Super Bowl Sunday offers no respite from partisan bickering in this presidential election year.
A Silicon Valley startup found a strong overlap between how people feel about who will win today's big game and who they'd like to see win the presidential election in the fall.
Mountain View-based Saygent conducted a survey asking 205 people for their Super Bowl predictions and then did a bit of data crunching using its voice response and analysis platform. Saygent's algorithm looked at the way people talked about the teams and the game ("by analyzing the way people talk about the game we can infer who is actually knowledgeable and who is taking a stab in the dark," the company says).

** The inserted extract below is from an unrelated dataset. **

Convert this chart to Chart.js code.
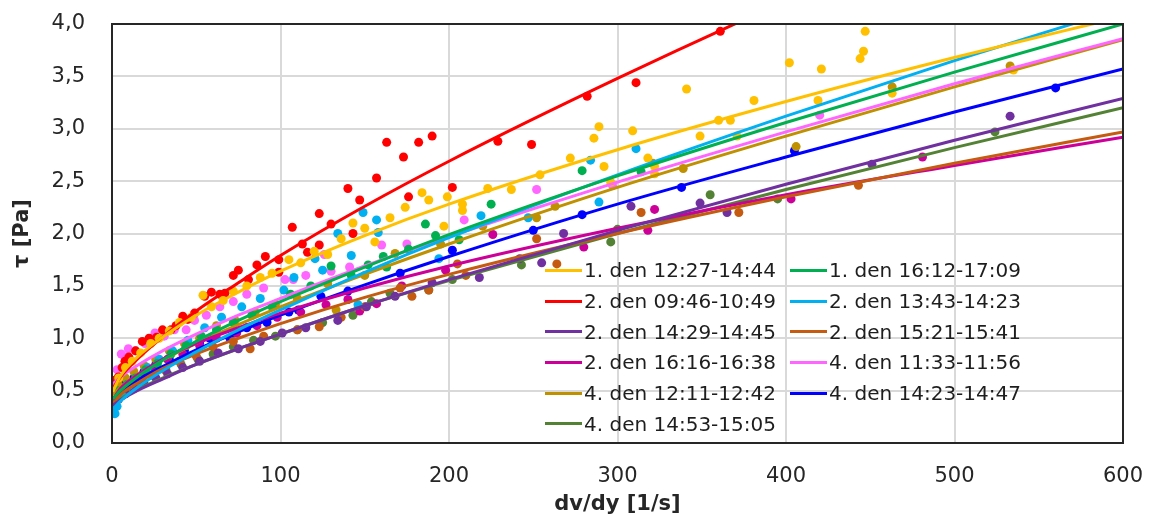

Saygent then filtered out "people with very low trust or a strong bias" to come up with a prediction from its "trusted crowd" of 90. The result? the New England Patriots by three points.
That's almost identical to the official line, which had the Pats by 2.5 points at last check, and is--frankly--not that interesting.
But Saygent, in what it admits is not an exact science, also asked people in the same survey who they planned to vote for for president. When it took a look at those political preferences, it revealed quite a rift:
Turns out, 75 percent of Obama supporters believe the Patriots will win while 69 percent of the Republicans in the group are betting on the Giants.
It used to be all Americans could unite around a common cause on this one day of the year--to sit around and watch multimillion dollar commercials interspersed with brief moments of football. But if Saygent is right, it looks like Super Sunday has just become another thing to argue over. This can't be good for the Super Bowl's approval ratings.